Honolulu Star-Advrtiser

Hawaii News | Volcanic Ash

By David Shapiro

January 24, 2021

Hawaii public works projects too often sputter because elected officials become more interested in promoting development around them than the projects themselves.

Honolulu rail was intended to relieve gridlocked traffic but fell apart when it became more about building houses on West Oahu farmlands and ritzy high-rises in town as lawmakers were seduced by the prospect of more tax revenues to spend, bountiful campaign donations and happy construction unions.

The decades-long Kakaako redevelopment was supposed to yield sorely needed workforce housing but produced mostly luxury condos for wealthy offshore speculators as officials catered to developers’ wishes instead of public needs.

Former Mayor Kirk Caldwell’s grandiose plan to redevelop Blaisdell Center lost public support when it became clear the new arena would be dwarfed by associated skyscrapers.

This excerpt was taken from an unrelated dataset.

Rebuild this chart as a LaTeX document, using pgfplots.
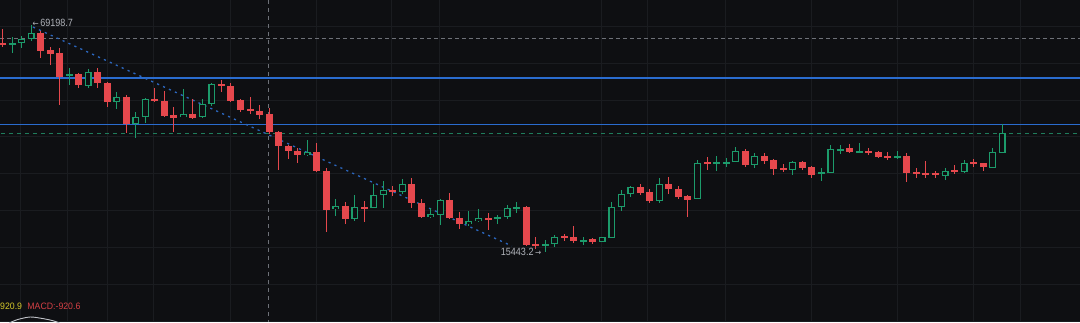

Attempts to relocate the Oahu Community Correctional Center have been more about freeing up the current Kalihi site for development than aligning our prison capacity to changing needs.

Now we have a good reason to worry the proposed new $350 million Aloha Stadium is beset by the same skewed mindset.

We’ve known for years we needed to fix or replace the aging stadium, but it didn’t gain traction until the federal government agreed to allow commercial development of the 98-acre Halawa site.

Now we have the New Aloha Stadium Entertainment District, in which a private partner would build a downsized stadium to obtain development rights on the remaining 80-plus acres for other entertain­ment venues, housing, hotels and retail.

Lawmakers promised it would avoid rail’s mistakes, but missteps in deciding which agency will run the project and a “monumental error” in enabling legislation have already raised doubts the project can meet its budget or projected completion for the University of Hawaii’s 2023 football opener.

Now the Stadium Authority says it’s shutting the existing stadium immediately because of disrepair, leaving UH football nowhere to play for three years or more.

UH President David Lassner complained UH has had little say in planning a stadium in which it’ll be the anchor tenant.

He renewed old concerns about excessive rental fees charged to UH football and state unwillingness to give UH a fair share of parking, concession, merchandise and advertising revenues it generates, contributing to the athletic department’s growing budget deficit.

UH is now looking at expanding Cooke Field, its on-campus practice facility, for home football games.

State response to concerns by UH and others resembles the city’s old dodge on rail, when critics were told at first it was too early to offer alternatives, then told when they tried again later that decisions were made and it was too late.

Despite assurances about stadium transparency, like rail’s failed public-private partnership it seems to boil down to secret negotiations with “preferred partners.”

It’s reasonable to fear this path will lead to a stadium that’s lost in surrounding development, over budget, behind schedule, doesn’t meet the primary tenant’s needs and is otherwise underused.